More like the past 200 years. America have never been the "good guys", and it is only Americans who seem to think they ever were.
The American says "But we don't have propaganda", the Soviet says "Exactly".
Similarly normal for the population of any country that has net negative externalities from America to view them as the "bad guys".
The current and growing anti-US sentiment is an expected result of an increasing gap between the US and the rest of the first world on economy and defense. The existence of a superpower is precluded on being viewed negatively by the rest of the world
No, it would be a sign of critical thinking and self reflection.
Democracy isn't about maximizing outcomes, because maximizing outcomes entails the possibility of minimizing outcomes. Marcus Aurelius was perhaps one of the best rulers in all of history. His son, Commodus - raised by him from birth, was certainly one of the worst rulers in all of history. Minority rule systems oscillate between extremes of the best of times and the worst of times. Democracy is always just kind of meh, never particularly great, never particularly awful.
But it creates a stable system because while it's meh in the present, you can always envision that things will be totally different in 4 years. Of course they won't be, but there's this weird bug in our psychology that we can't help but remain optimistic, even though in reality candidate after candidate it always feels like 'well it can't get any worse than this at least' and then the next guy is like 'hold my beer.'
And, to be equally as fair, the only genuinely good guys are the ones that are too small to enforce their will upon others directly - small countries without arms who are forced to find other ways to engage with others in order to achieve whatever goals they have (resource acquisition)
The Americans have been extremely adept at dominating the discourse via non-government pathways (Hollywood)

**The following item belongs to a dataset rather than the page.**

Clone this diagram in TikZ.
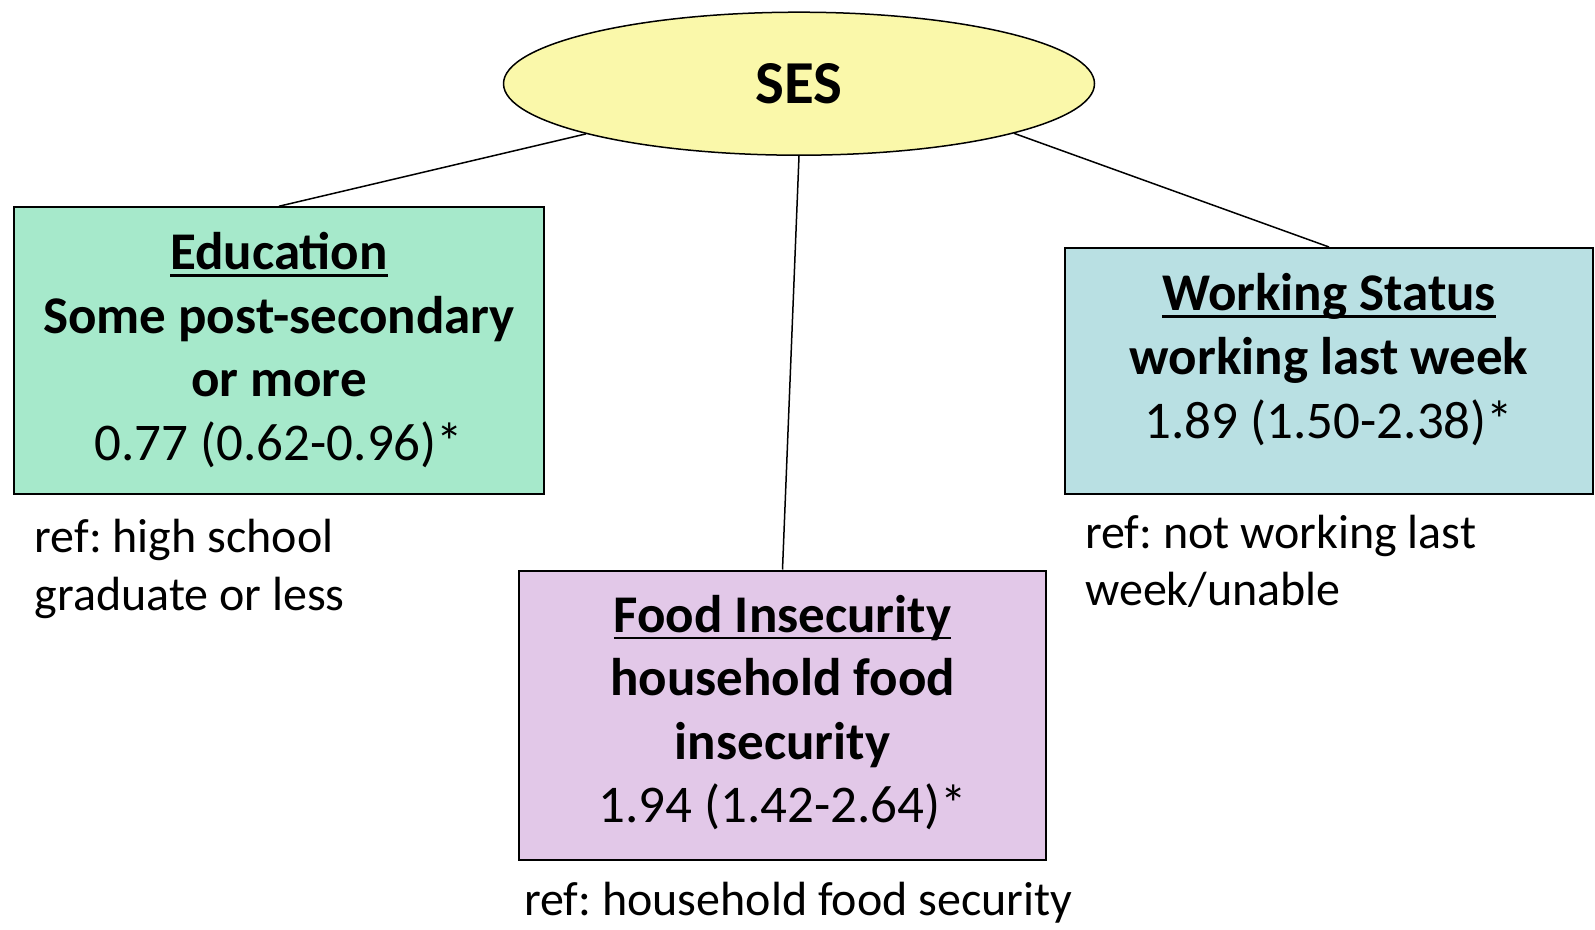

But, second, often precisely because they think we’re the bad guys.
If you see the world as dominated by an evil, overwhelmingly powerful empire that uses violence in a way that shows no concern for the continuation or quality of human life outside of the metropole then, even if it is bigoted, repressive, and unjust within the metropole, you still want to be in the metropole rather rhan peripheries.
And before you say that the US gets a bazillion immigrants per year, Europe gets many more.
I think, as a formative experience, most Americans should go through the "wow Europe is great (if you go to the right spots)" if only to understand the history and where America came from, and also the "awakening" that happens when one visits Japan. Their trains really do run on time!
It's even relatively easy to put yourselves in their shoes. Columbia's GDP/capita is about $8k. In the US it's about $80k. Imagine how you'd feel if Canada had a GDP/capita of $800k. To many people it'd seem like a great idea to move there completely regardless of everything else about the country. People warning you that you'll end up mowing yards and painting houses while making barely enough to put a roof over your head. Bah! Nonsense! How can that be true on $800k/year!? Canada, here I come!
You can see this play out the same in places like Saudi Arabia. Not many place have the taste for their policies, religion, or much of anything else - yet they have a massive immigrant population, far higher than the US (as a percent) precisely because they pay stupidly high wages, often tax free, and have a low cost of living. You can easily become a dollar millionaire teaching English there if money is what you're after simply because you can easily save thousands of dollars a month. And if you get bored you can go watch somebody get crucified for witchcraft on a weekend now and again.